» **Data block**:
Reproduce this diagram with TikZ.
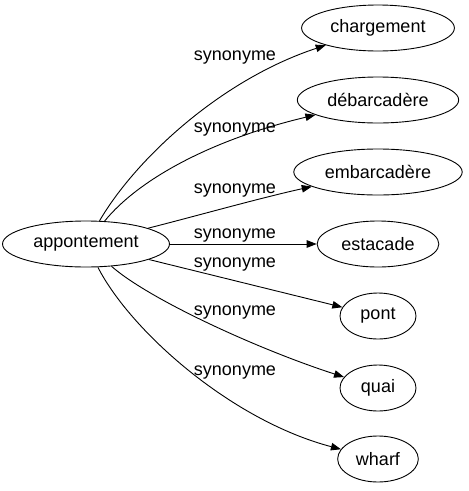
\documentclass[tikz,border=0pt]{standalone}
\usepackage{fontspec}
\setmainfont{Liberation Sans}
\usetikzlibrary{shapes.geometric,arrows.meta}
\begin{document}
\begin{tikzpicture}[x=1pt, y=-1pt, font=\fontsize{18}{21}\selectfont,
    mot/.style={ellipse, draw, line width=0.9pt, inner xsep=6.5pt, inner ysep=2pt,
                minimum height=46pt, minimum width=76pt},
    lien/.style={line width=0.9pt, -{Triangle[length=10pt, width=7.5pt]}},
    etiq/.style={anchor=base, inner sep=0pt}]
  \useasboundingbox (0,0) rectangle (469,491);
  % --- Mot source ---
  \node[mot] (app) at (86,244) {appontement};
  % --- Synonymes ---
  \foreach \n/\txt/\y in {charg/chargement/28, debarc/débarcadère/100,
      embarc/embarcadère/172, estac/estacade/244, pont/pont/316,
      quai/quai/388, wharf/wharf/459} {
    \node[mot] (\n) at (378,\y) {\txt};
  }
  % --- Liens ---
  \draw[lien] (app) .. controls (135,160) and (220,80) .. (charg);
  \draw[lien] (app) .. controls (138,180) and (210,140) .. (debarc);
  \draw[lien] (app) .. controls (200,215) and (260,198) .. (embarc);
  \draw[lien] (app) -- (estac);
  \draw[lien] (app) -- (pont);
  \draw[lien] (app) .. controls (150,300) and (260,350) .. (quai);
  \draw[lien] (app) .. controls (130,330) and (230,420) .. (wharf);
  % --- Etiquettes ---
  \foreach \i/\y in {1/60, 2/132, 3/193, 4/238, 5/267, 6/315, 7/375} {
    \node[etiq] (syn\i) at (235,\y) {synonyme};
  }
\end{tikzpicture}
\end{document}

» **Task instructions**: Each line of the data is to be duplicated exactly; pictures stay out of the copy.

» **Result below**:
Reproduce this diagram with TikZ.
\documentclass[tikz,border=0pt]{standalone}
\usepackage{fontspec}
\setmainfont{Liberation Sans}
\usetikzlibrary{shapes.geometric,arrows.meta}
\begin{document}
\begin{tikzpicture}[x=1pt, y=-1pt, font=\fontsize{18}{21}\selectfont,
    mot/.style={ellipse, draw, line width=0.9pt, inner xsep=6.5pt, inner ysep=2pt,
                minimum height=46pt, minimum width=76pt},
    lien/.style={line width=0.9pt, -{Triangle[length=10pt, width=7.5pt]}},
    etiq/.style={anchor=base, inner sep=0pt}]
  \useasboundingbox (0,0) rectangle (469,491);
  % --- Mot source ---
  \node[mot] (app) at (86,244) {appontement};
  % --- Synonymes ---
  \foreach \n/\txt/\y in {charg/chargement/28, debarc/débarcadère/100,
      embarc/embarcadère/172, estac/estacade/244, pont/pont/316,
      quai/quai/388, wharf/wharf/459} {
    \node[mot] (\n) at (378,\y) {\txt};
  }
  % --- Liens ---
  \draw[lien] (app) .. controls (135,160) and (220,80) .. (charg);
  \draw[lien] (app) .. controls (138,180) and (210,140) .. (debarc);
  \draw[lien] (app) .. controls (200,215) and (260,198) .. (embarc);
  \draw[lien] (app) -- (estac);
  \draw[lien] (app) -- (pont);
  \draw[lien] (app) .. controls (150,300) and (260,350) .. (quai);
  \draw[lien] (app) .. controls (130,330) and (230,420) .. (wharf);
  % --- Etiquettes ---
  \foreach \i/\y in {1/60, 2/132, 3/193, 4/238, 5/267, 6/315, 7/375} {
    \node[etiq] (syn\i) at (235,\y) {synonyme};
  }
\end{tikzpicture}
\end{document}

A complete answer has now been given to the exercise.